■ **WORK TO BE COMPLETED**
Below, find the line containing "Give me the Plotly.js source for this chart." and the line containing "const xTicks = [0, 20, 40, 60, 80, 100];"; reproduce exactly those two and every line between them, omitting pictures.

■ **MATERIAL FOR THE TASK**
————————
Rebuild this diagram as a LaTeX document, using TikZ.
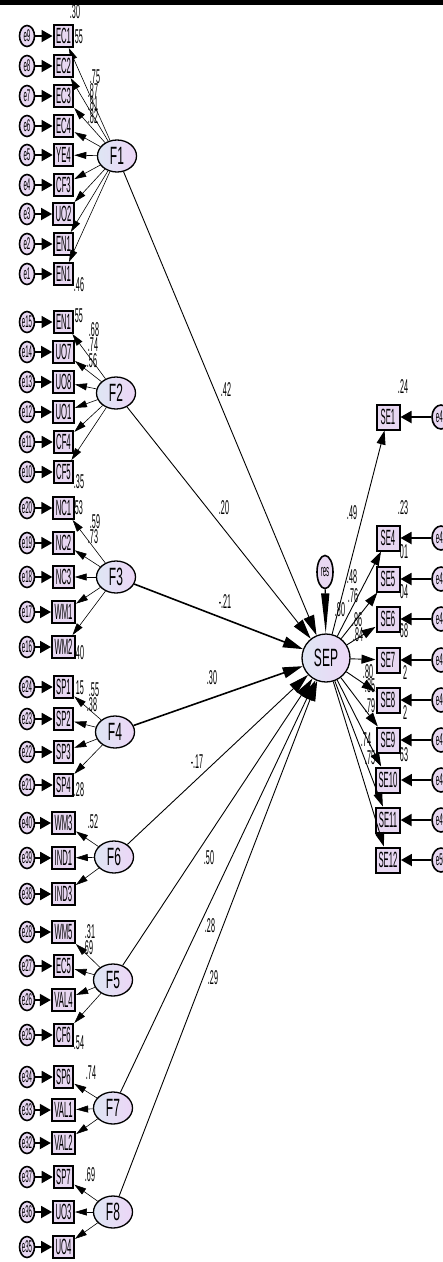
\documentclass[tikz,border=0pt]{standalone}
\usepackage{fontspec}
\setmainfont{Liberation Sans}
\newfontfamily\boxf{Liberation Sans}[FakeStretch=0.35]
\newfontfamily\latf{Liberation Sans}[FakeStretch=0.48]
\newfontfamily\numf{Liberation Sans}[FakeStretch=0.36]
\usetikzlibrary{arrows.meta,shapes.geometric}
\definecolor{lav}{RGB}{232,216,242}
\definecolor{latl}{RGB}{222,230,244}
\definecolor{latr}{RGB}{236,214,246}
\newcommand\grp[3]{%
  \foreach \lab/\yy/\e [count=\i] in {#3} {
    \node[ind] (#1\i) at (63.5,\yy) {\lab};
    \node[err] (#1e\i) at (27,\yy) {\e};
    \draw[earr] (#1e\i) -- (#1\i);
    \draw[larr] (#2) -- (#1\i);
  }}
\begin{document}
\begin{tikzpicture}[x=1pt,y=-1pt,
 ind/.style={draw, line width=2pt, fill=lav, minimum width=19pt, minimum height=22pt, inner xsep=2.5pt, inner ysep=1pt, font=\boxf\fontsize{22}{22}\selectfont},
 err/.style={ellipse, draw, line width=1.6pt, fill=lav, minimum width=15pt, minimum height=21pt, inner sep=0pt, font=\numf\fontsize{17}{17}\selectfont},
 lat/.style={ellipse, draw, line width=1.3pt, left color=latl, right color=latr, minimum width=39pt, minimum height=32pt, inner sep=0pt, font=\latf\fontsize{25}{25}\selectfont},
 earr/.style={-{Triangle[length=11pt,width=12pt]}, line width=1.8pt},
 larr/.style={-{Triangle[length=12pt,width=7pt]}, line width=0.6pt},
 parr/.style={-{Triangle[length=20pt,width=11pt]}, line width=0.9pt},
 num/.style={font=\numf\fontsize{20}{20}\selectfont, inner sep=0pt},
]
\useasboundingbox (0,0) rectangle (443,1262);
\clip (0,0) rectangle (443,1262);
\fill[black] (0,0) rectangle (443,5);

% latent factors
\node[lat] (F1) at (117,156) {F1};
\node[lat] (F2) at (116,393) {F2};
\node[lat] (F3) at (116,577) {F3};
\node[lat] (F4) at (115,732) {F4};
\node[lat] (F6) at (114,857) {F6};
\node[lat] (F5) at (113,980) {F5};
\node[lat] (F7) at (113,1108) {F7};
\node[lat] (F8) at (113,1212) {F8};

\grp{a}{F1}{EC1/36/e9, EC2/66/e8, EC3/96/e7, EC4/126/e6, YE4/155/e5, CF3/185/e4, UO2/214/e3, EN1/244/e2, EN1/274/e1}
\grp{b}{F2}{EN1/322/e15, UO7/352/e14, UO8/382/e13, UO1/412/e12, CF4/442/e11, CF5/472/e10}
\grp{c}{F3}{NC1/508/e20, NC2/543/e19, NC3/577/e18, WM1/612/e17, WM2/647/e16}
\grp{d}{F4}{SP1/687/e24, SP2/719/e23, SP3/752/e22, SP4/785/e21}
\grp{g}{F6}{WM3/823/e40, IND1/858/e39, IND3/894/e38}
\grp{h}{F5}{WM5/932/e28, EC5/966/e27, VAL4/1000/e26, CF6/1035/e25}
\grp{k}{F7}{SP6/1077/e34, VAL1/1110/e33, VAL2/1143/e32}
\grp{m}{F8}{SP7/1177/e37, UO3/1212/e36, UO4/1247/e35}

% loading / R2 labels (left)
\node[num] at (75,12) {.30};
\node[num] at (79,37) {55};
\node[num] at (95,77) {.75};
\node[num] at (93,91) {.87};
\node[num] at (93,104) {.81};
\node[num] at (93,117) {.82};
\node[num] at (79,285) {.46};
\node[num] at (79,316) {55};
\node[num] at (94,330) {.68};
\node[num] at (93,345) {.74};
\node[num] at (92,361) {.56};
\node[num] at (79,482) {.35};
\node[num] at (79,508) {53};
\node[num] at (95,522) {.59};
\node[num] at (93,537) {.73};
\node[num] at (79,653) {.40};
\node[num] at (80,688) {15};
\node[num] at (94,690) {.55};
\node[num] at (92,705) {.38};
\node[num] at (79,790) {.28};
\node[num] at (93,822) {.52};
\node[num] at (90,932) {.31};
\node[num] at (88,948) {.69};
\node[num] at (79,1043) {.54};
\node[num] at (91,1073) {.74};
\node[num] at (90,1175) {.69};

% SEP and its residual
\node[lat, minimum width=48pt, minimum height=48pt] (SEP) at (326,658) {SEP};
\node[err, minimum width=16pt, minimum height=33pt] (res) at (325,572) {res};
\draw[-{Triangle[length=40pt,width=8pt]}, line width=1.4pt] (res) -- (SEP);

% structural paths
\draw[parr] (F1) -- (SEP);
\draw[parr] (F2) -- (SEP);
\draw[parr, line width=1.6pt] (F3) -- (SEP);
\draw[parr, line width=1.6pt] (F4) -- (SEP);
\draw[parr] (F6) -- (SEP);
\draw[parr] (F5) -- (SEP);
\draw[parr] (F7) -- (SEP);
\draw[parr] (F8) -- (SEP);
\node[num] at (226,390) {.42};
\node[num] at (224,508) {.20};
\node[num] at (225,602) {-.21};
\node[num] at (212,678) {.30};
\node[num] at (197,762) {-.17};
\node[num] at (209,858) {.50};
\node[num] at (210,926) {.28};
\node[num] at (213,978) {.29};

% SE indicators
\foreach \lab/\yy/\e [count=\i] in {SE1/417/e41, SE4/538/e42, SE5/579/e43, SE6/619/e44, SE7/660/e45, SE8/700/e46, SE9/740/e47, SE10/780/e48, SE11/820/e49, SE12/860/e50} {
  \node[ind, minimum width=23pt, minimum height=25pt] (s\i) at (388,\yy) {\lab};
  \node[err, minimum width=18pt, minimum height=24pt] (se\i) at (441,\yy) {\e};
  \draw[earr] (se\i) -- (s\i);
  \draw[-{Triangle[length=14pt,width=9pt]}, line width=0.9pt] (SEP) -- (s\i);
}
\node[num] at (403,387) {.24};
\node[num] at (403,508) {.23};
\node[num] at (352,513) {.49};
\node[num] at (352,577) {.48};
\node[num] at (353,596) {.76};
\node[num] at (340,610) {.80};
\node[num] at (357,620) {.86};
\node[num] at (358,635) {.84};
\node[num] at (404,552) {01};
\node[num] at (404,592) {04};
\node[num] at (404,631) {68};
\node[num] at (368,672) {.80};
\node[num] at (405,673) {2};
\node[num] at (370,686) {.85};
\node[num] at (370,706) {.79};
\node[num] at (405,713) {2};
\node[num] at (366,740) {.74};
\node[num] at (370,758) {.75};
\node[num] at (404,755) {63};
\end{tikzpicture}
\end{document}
————————
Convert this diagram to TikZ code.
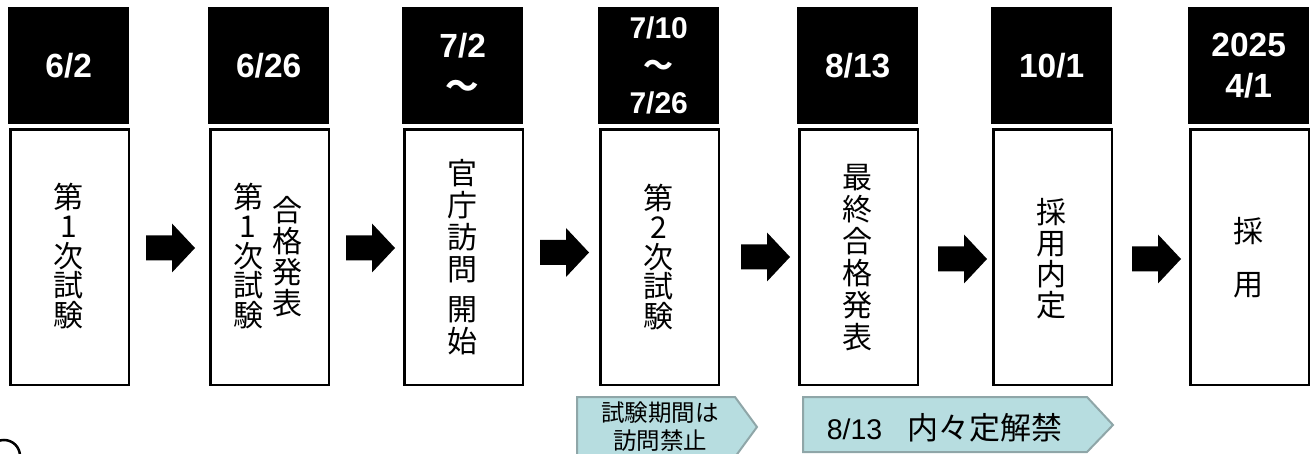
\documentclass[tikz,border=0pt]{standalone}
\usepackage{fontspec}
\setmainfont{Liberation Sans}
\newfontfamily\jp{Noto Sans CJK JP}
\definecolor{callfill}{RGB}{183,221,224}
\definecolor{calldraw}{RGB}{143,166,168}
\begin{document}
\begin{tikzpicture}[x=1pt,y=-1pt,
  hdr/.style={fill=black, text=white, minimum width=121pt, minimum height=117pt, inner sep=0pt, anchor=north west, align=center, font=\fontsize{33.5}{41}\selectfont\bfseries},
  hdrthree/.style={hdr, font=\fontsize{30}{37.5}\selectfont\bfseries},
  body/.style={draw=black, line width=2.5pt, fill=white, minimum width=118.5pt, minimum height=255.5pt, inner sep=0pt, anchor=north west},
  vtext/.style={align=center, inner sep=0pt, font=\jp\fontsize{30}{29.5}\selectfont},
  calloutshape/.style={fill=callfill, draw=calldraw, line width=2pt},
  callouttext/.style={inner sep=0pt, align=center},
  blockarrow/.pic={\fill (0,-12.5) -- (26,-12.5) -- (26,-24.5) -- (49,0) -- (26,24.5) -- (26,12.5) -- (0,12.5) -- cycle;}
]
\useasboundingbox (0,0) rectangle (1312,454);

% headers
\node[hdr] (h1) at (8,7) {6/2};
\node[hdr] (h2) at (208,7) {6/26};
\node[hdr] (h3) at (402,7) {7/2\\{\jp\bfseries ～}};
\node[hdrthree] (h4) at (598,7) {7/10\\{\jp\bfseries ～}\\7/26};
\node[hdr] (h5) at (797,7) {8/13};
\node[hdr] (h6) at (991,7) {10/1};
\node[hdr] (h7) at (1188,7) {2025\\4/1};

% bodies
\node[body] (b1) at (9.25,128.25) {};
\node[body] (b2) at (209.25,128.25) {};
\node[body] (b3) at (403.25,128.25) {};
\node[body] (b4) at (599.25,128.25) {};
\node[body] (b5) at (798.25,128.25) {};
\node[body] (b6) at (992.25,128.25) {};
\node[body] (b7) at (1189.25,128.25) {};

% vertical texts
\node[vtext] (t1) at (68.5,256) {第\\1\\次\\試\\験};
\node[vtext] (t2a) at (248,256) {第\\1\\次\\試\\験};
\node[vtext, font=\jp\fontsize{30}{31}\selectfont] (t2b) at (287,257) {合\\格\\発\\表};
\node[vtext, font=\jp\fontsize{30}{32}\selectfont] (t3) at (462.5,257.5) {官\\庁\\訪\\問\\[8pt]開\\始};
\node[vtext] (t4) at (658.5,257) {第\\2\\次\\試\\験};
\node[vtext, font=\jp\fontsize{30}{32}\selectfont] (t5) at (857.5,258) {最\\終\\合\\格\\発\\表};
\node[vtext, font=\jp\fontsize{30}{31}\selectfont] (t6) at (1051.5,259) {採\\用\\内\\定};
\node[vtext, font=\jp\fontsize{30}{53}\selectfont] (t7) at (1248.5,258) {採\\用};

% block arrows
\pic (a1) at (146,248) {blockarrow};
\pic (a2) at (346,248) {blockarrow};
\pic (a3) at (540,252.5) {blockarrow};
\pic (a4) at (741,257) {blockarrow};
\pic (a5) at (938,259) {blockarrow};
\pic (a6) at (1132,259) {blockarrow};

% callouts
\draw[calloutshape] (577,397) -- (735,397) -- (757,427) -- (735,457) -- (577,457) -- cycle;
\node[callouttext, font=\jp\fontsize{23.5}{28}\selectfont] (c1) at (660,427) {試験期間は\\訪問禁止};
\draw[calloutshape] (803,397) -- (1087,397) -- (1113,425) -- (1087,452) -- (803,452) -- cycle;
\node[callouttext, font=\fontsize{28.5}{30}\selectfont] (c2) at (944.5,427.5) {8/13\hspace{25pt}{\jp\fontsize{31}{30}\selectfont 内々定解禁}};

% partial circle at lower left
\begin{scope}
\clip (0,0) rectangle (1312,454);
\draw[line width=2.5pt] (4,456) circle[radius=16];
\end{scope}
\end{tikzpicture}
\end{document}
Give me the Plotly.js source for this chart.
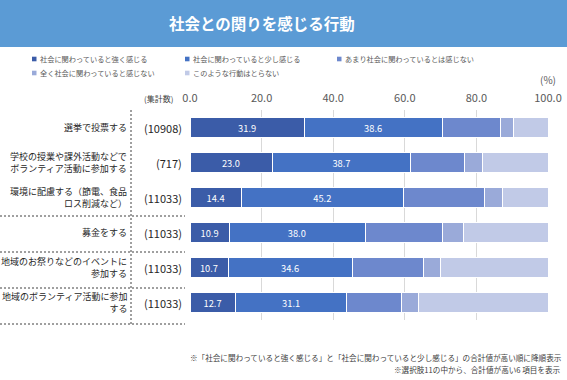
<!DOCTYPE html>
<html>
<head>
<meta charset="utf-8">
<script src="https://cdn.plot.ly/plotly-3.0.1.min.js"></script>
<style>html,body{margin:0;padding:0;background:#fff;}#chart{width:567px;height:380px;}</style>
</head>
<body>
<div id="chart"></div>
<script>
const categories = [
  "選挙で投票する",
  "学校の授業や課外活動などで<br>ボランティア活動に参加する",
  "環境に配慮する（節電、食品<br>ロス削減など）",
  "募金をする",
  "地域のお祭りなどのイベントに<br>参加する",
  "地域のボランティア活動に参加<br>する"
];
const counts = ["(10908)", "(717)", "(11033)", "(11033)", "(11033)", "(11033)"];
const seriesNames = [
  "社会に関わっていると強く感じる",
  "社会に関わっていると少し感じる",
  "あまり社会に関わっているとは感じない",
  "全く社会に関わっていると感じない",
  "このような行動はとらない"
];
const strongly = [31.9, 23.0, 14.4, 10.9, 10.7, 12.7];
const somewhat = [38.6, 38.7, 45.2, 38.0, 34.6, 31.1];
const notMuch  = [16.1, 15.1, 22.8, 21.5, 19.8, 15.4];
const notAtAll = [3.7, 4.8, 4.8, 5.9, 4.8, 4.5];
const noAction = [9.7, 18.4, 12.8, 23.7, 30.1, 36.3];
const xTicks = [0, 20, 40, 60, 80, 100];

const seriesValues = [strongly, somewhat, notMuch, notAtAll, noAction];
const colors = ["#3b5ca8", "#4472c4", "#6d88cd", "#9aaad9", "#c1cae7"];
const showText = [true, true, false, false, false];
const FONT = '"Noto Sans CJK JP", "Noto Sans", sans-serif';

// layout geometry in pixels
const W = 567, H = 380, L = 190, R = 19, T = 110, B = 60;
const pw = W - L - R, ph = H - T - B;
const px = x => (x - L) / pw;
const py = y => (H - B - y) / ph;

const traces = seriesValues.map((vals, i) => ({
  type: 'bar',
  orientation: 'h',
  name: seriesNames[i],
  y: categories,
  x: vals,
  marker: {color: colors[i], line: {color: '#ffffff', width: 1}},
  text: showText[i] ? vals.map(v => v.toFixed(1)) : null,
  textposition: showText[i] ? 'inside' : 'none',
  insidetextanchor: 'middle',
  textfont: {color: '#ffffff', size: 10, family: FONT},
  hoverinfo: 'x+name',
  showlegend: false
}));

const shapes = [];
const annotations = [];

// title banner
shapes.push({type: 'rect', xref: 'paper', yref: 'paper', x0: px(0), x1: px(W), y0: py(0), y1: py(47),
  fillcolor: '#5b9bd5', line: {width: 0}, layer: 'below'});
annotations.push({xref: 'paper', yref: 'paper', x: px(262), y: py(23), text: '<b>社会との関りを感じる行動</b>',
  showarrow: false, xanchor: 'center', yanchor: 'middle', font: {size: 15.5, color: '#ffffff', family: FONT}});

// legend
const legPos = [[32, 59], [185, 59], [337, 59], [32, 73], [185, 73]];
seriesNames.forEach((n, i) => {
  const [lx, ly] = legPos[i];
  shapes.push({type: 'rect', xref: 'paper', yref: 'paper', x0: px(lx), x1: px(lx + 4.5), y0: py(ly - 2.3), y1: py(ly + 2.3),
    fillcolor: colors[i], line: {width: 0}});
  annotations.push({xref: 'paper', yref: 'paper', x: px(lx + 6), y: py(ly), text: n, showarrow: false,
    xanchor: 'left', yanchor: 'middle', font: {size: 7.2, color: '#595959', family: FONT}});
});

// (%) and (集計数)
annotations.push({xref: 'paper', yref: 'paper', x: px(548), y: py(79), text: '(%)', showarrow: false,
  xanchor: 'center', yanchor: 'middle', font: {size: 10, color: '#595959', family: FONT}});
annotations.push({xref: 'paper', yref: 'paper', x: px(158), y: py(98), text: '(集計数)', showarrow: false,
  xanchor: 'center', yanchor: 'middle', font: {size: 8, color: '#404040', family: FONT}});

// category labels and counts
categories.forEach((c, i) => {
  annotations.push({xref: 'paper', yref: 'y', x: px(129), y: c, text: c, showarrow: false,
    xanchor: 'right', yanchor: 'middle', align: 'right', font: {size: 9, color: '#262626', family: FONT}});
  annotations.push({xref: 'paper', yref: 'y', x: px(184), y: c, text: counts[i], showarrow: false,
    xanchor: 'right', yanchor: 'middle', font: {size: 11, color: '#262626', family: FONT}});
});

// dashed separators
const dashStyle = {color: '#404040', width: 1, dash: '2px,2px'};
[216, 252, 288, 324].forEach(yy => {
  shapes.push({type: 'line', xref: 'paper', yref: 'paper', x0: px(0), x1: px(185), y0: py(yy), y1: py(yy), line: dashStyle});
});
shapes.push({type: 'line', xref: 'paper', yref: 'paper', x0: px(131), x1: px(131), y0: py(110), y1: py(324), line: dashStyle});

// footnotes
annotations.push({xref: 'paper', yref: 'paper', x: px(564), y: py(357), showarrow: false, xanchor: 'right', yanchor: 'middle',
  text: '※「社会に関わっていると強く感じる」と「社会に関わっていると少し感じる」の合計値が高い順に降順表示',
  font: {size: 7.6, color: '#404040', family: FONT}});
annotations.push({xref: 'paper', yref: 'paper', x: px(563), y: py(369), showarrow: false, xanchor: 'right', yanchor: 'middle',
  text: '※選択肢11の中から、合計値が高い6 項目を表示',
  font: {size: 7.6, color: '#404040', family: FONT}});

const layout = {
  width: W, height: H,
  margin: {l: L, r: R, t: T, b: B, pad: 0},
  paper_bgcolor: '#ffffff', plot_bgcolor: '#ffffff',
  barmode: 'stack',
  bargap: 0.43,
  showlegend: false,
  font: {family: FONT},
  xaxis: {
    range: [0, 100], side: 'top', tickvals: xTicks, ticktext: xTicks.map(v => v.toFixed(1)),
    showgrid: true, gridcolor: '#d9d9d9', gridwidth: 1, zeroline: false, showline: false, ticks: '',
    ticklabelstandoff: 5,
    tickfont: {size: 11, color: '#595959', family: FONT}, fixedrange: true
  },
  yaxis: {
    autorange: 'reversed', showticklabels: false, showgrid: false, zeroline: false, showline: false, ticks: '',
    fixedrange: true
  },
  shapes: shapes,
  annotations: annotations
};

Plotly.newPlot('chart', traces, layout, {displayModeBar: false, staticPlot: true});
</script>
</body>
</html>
————————
■ **CORRECT OUTPUT**
Give me the Plotly.js source for this chart.
<!DOCTYPE html>
<html>
<head>
<meta charset="utf-8">
<script src="https://cdn.plot.ly/plotly-3.0.1.min.js"></script>
<style>html,body{margin:0;padding:0;background:#fff;}#chart{width:567px;height:380px;}</style>
</head>
<body>
<div id="chart"></div>
<script>
const categories = [
  "選挙で投票する",
  "学校の授業や課外活動などで<br>ボランティア活動に参加する",
  "環境に配慮する（節電、食品<br>ロス削減など）",
  "募金をする",
  "地域のお祭りなどのイベントに<br>参加する",
  "地域のボランティア活動に参加<br>する"
];
const counts = ["(10908)", "(717)", "(11033)", "(11033)", "(11033)", "(11033)"];
const seriesNames = [
  "社会に関わっていると強く感じる",
  "社会に関わっていると少し感じる",
  "あまり社会に関わっているとは感じない",
  "全く社会に関わっていると感じない",
  "このような行動はとらない"
];
const strongly = [31.9, 23.0, 14.4, 10.9, 10.7, 12.7];
const somewhat = [38.6, 38.7, 45.2, 38.0, 34.6, 31.1];
const notMuch  = [16.1, 15.1, 22.8, 21.5, 19.8, 15.4];
const notAtAll = [3.7, 4.8, 4.8, 5.9, 4.8, 4.5];
const noAction = [9.7, 18.4, 12.8, 23.7, 30.1, 36.3];
const xTicks = [0, 20, 40, 60, 80, 100];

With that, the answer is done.